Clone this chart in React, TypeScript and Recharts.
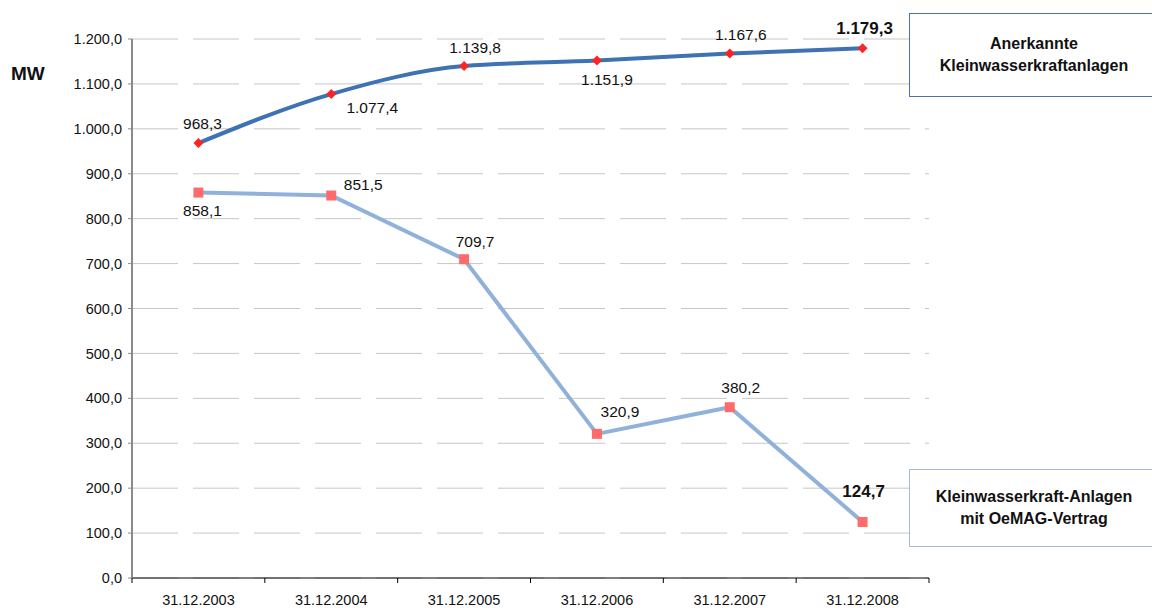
import { LineChart, Line, XAxis, YAxis, CartesianGrid, LabelList } from 'recharts';

const dates = ['31.12.2003', '31.12.2004', '31.12.2005', '31.12.2006', '31.12.2007', '31.12.2008'];
const anerkannt = [968.3, 1077.4, 1139.8, 1151.9, 1167.6, 1179.3];
const oemag = [858.1, 851.5, 709.7, 320.9, 380.2, 124.7];
const yTicks = [0, 100, 200, 300, 400, 500, 600, 700, 800, 900, 1000, 1100, 1200];

// label offsets (dx, dy from the point) – placement only
const anerkanntOffsets = [[4, -20], [41, 13], [11, -19], [10, 19], [11, -19], [2, -20]];
const oemagOffsets = [[4, 18], [32, -11], [11, -18], [23, -22], [11, -20], [1, -30]];

const W = 1152;
const H = 608;
const LEFT = 132;
const RIGHT = 929;
const TOP = 39;
const BOTTOM = 578;
const FONT = '"Liberation Sans", Arial, Helvetica, sans-serif';

const chartData = dates.map((d, i) => ({ date: d, a: anerkannt[i], b: oemag[i] }));

function fmt(v: number) {
  const [int, dec] = v.toFixed(1).split('.');
  return int.replace(/\B(?=(\d{3})+(?!\d))/g, '.') + ',' + dec;
}

const band = (RIGHT - LEFT) / dates.length;

function XTick(props: any) {
  const { x, payload, index } = props;
  return (
    <g>
      <line x1={x - band / 2} x2={x - band / 2} y1={BOTTOM} y2={BOTTOM + 5} stroke="#000" />
      {index === dates.length - 1 && (
        <line x1={x + band / 2} x2={x + band / 2} y1={BOTTOM} y2={BOTTOM + 5} stroke="#000" />
      )}
      <text x={x} y={BOTTOM + 27} textAnchor="middle" fontSize={14.5} fill="#111" fontFamily={FONT}>
        {payload.value}
      </text>
    </g>
  );
}

function makeLabel(offsets: number[][], values: number[]) {
  return (props: any) => {
    const { x, y, index } = props;
    const last = index === values.length - 1;
    const [dx, dy] = offsets[index];
    return (
      <text
        x={x + dx}
        y={y + dy}
        textAnchor="middle"
        dominantBaseline="central"
        fontSize={last ? 17 : 15.5}
        fontWeight={last ? 'bold' : 'normal'}
        fill="#111"
        fontFamily={FONT}
      >
        {fmt(values[index])}
      </text>
    );
  };
}

function Diamond(props: any) {
  const { cx, cy } = props;
  const r = 5;
  return <path d={`M${cx},${cy - r}L${cx + r},${cy}L${cx},${cy + r}L${cx - r},${cy}Z`} fill="#ff2424" />;
}

function Square(props: any) {
  const { cx, cy } = props;
  const s = 10;
  return <rect x={cx - s / 2} y={cy - s / 2} width={s} height={s} fill="#ff6b6b" />;
}

const boxText: React.CSSProperties = {
  position: 'absolute',
  left: 909,
  width: 250,
  boxSizing: 'border-box',
  background: '#fff',
  display: 'flex',
  alignItems: 'center',
  justifyContent: 'center',
  textAlign: 'center',
  fontFamily: FONT,
  fontWeight: 'bold',
  fontSize: 16,
  lineHeight: '22px',
  color: '#111',
};

export default function App() {
  return (
    <div style={{ position: 'absolute', left: 0, top: 0, width: W, height: H, overflow: 'hidden', background: '#fff' }}>
      <LineChart width={W} height={H} data={chartData} margin={{ top: TOP, right: W - RIGHT, bottom: 0, left: 0 }}>
        <CartesianGrid vertical={false} stroke="#c6c6c6" strokeDasharray="46 15" />
        <XAxis
          dataKey="date"
          height={H - BOTTOM}
          tick={<XTick />}
          tickLine={false}
          axisLine={{ stroke: '#000' }}
          interval={0}
          padding={{ left: band / 2, right: band / 2 }}
        />
        <YAxis
          width={LEFT}
          domain={[0, 1200]}
          ticks={yTicks}
          tickFormatter={fmt}
          tickSize={4}
          tickMargin={6}
          tick={{ fontSize: 14.5, fill: '#111', fontFamily: FONT }}
          axisLine={{ stroke: '#8a8a8a', strokeWidth: 2 }}
          tickLine={{ stroke: '#8a8a8a' }}
        />
        <Line
          type="linear"
          dataKey="b"
          stroke="#8fb1da"
          strokeWidth={4}
          dot={<Square />}
          isAnimationActive={false}
        >
          <LabelList dataKey="b" content={makeLabel(oemagOffsets, oemag)} />
        </Line>
        <Line
          type="monotone"
          dataKey="a"
          stroke="#3f72b3"
          strokeWidth={4}
          dot={<Diamond />}
          isAnimationActive={false}
        >
          <LabelList dataKey="a" content={makeLabel(anerkanntOffsets, anerkannt)} />
        </Line>
      </LineChart>
      <div style={{ position: 'absolute', left: 11, top: 63, fontFamily: FONT, fontWeight: 'bold', fontSize: 19, color: '#111' }}>
        MW
      </div>
      <div style={{ ...boxText, top: 13, height: 84, border: '1px solid #4b6fa6' }}>
        Anerkannte
        <br />
        Kleinwasserkraftanlagen
      </div>
      <div style={{ ...boxText, top: 469, height: 78, border: '1px solid #a3b9d8' }}>
        Kleinwasserkraft-Anlagen
        <br />
        mit OeMAG-Vertrag
      </div>
    </div>
  );
}
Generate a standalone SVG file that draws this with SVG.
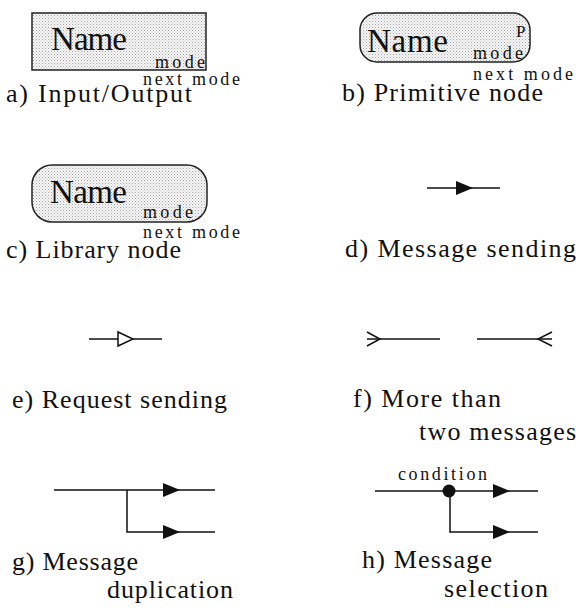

Task brief. Find the word "this" in the data and copy out each line where it turns up.

Finished task.
Clone this chart in React, TypeScript and Recharts.
Generate a standalone SVG file that draws this with SVG.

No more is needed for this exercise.